平安最大の対外危機「刀伊の入寇」
その三条天皇は寛仁元年(1017)に亡くなる。翌年には、姉の定子が産んだ敦康親王も世を去った。すでに兄も亡く、後ろ盾はまったくなくなっていたが、そんな隆家の足下で緊急事態が発生した。寛弘3年(1019)3月から4月にかけ、女真族と思われる海賊が対馬や壱岐を襲撃したのち、九州沿岸に押し寄せたのである(刀伊の入寇)。
このとき隆家は、九州中の豪族に召集をかけ、彼らを率いて応戦し、敵に多大な損害を与えて撃退している。「光る君へ」で安倍晴明が、隆家について「いずれあなた様の強いお力となりまする」と予言したのは、このことを指したものと思われる。
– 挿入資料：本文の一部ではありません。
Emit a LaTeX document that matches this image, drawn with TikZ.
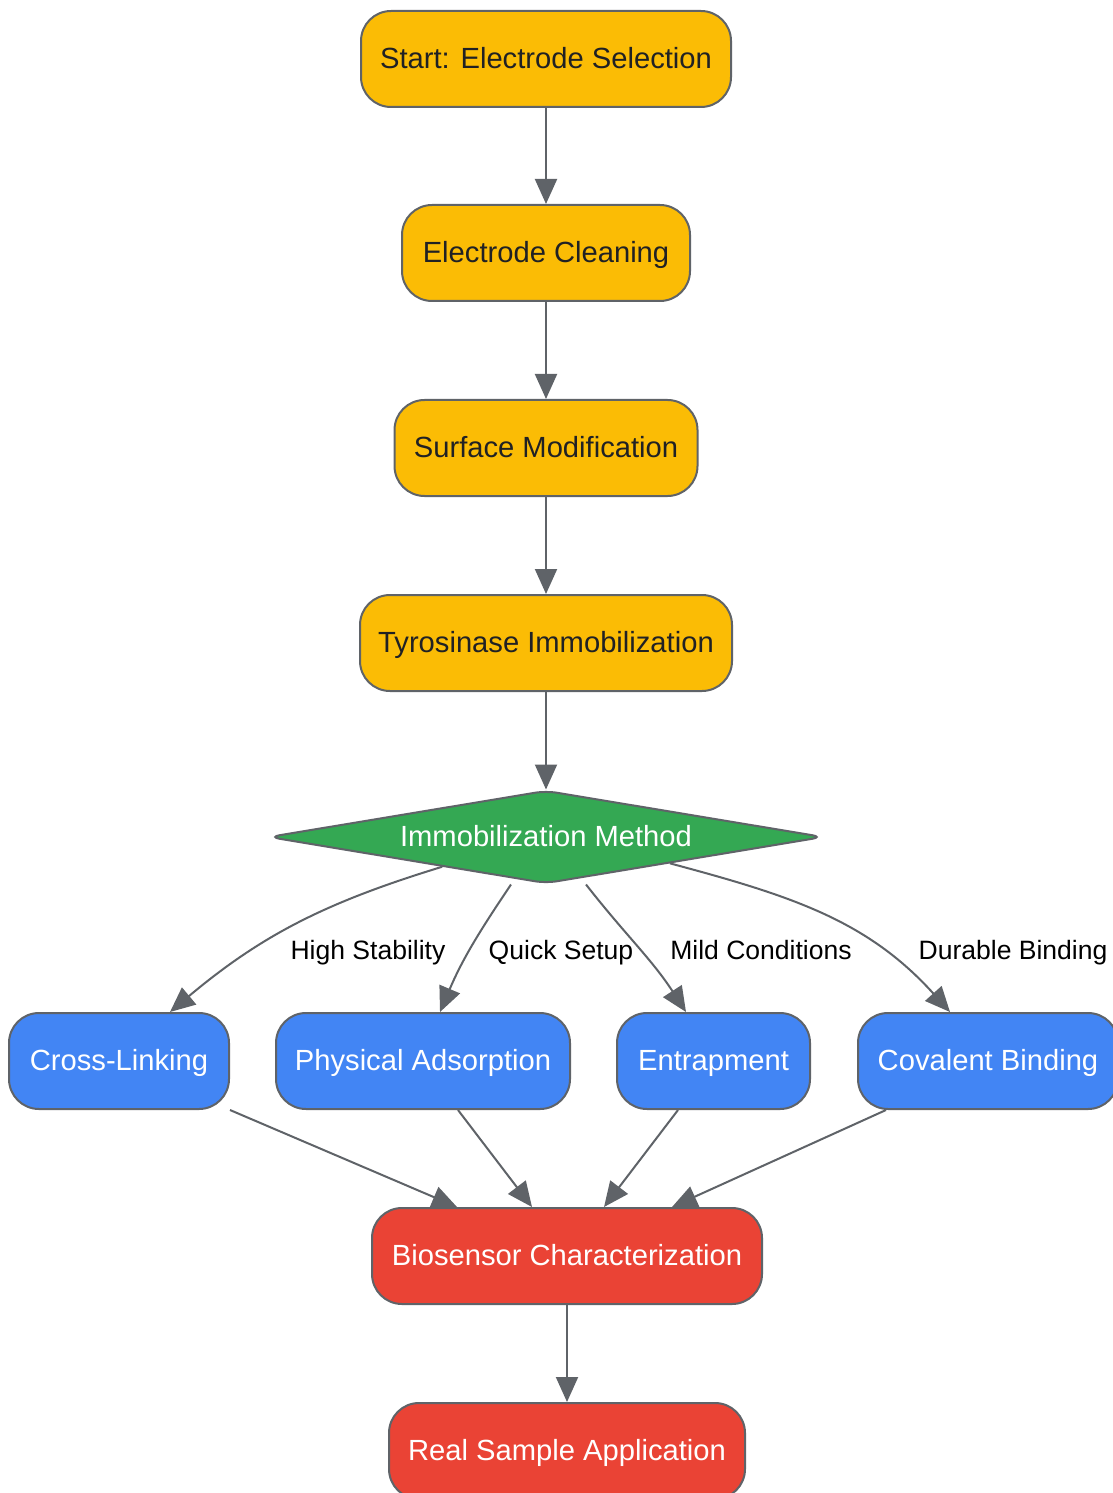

その年末、隆家が太宰権帥を辞して帰京すると、その功績から「大臣、大納言にも」取り立てようという声が上がったという。しかし、「御まじらひ絶えにたれば(内裏への出仕を控えて人と交流をしていなかったので)」、実現しなかったという(『大鏡』)。
その後、長暦元年(1037)からふたたび太宰権帥を務め、長久5年(1044)正月、66歳で死去している。往生際が悪い伊周は負の運勢を引きずり、割り切った隆家は国家に貢献した。子孫についても、伊周の嫡男の道雅は問題行動を重ねた挙句、没したのに対し、道隆の家系は大臣こそ排出しなかったが明治維新まで続いた。